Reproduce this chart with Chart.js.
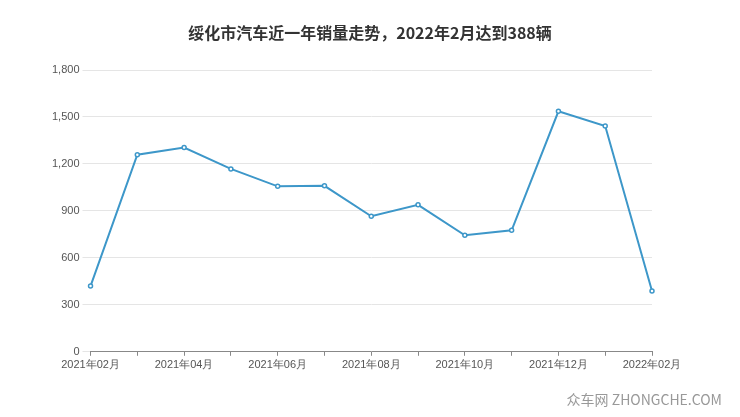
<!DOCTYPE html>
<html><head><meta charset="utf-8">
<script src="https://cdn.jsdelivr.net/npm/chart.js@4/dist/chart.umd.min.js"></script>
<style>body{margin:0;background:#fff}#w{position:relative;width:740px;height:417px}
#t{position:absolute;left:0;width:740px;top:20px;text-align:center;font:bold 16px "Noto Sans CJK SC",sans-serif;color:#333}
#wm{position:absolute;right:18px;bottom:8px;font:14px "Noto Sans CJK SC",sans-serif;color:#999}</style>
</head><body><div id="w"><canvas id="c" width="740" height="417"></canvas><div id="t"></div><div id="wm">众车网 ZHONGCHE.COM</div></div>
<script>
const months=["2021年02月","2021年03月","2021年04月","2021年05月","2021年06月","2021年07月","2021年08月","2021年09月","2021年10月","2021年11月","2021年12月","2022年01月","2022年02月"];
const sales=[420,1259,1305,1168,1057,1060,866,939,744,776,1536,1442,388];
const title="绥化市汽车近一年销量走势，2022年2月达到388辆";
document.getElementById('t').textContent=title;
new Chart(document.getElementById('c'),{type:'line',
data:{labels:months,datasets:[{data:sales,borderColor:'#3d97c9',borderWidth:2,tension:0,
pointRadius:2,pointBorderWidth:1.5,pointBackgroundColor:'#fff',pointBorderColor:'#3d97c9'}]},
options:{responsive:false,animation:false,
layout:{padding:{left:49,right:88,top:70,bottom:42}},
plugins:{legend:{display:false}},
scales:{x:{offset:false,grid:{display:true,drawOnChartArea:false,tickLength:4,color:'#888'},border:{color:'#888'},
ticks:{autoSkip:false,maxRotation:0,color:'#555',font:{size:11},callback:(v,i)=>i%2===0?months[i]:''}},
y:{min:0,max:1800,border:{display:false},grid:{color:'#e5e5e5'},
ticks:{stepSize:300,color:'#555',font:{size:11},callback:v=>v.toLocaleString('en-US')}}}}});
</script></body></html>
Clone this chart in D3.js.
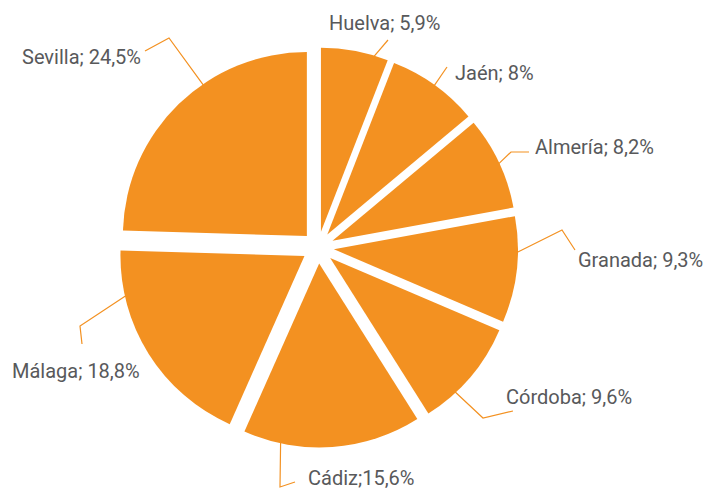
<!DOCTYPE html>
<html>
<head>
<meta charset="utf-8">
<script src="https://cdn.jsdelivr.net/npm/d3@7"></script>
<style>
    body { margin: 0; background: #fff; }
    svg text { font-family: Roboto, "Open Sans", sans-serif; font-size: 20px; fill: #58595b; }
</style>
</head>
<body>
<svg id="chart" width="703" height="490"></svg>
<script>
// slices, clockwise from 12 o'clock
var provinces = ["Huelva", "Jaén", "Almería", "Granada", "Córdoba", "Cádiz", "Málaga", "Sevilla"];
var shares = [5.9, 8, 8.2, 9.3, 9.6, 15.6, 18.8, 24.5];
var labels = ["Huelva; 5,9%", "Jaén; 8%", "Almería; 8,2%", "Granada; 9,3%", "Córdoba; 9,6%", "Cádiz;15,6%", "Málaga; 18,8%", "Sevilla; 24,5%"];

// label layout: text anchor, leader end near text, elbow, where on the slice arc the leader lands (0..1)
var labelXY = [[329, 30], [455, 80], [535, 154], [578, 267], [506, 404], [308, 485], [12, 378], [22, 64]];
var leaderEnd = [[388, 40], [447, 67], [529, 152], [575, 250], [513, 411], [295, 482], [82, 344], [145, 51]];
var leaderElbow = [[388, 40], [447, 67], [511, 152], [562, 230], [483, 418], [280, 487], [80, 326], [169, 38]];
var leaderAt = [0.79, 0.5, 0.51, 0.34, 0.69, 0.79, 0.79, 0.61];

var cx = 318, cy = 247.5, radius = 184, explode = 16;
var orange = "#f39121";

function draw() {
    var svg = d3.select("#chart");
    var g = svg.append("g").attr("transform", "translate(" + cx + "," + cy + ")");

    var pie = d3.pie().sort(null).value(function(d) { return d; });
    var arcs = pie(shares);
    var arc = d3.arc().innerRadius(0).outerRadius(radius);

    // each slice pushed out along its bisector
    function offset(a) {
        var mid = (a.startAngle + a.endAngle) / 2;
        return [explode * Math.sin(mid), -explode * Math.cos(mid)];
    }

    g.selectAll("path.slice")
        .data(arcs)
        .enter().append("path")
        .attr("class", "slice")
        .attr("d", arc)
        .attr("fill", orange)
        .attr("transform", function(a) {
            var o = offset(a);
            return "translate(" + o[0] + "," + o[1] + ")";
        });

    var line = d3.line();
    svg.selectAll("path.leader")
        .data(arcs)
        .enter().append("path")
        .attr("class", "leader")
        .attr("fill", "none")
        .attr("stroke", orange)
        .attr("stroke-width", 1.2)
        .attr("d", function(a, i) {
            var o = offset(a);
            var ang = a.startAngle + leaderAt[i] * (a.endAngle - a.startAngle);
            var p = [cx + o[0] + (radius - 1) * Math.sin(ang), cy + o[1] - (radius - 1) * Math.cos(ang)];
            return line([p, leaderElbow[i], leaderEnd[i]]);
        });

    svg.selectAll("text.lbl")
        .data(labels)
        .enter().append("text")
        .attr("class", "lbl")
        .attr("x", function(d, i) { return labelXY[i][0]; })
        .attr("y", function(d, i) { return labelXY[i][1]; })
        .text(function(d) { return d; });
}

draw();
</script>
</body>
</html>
· · · ·
Exercise requirements:
In the entries above, find lines with "this" and copy each.

The completed task:
Reproduce this chart with Chart.js.
Clone this chart in D3.js.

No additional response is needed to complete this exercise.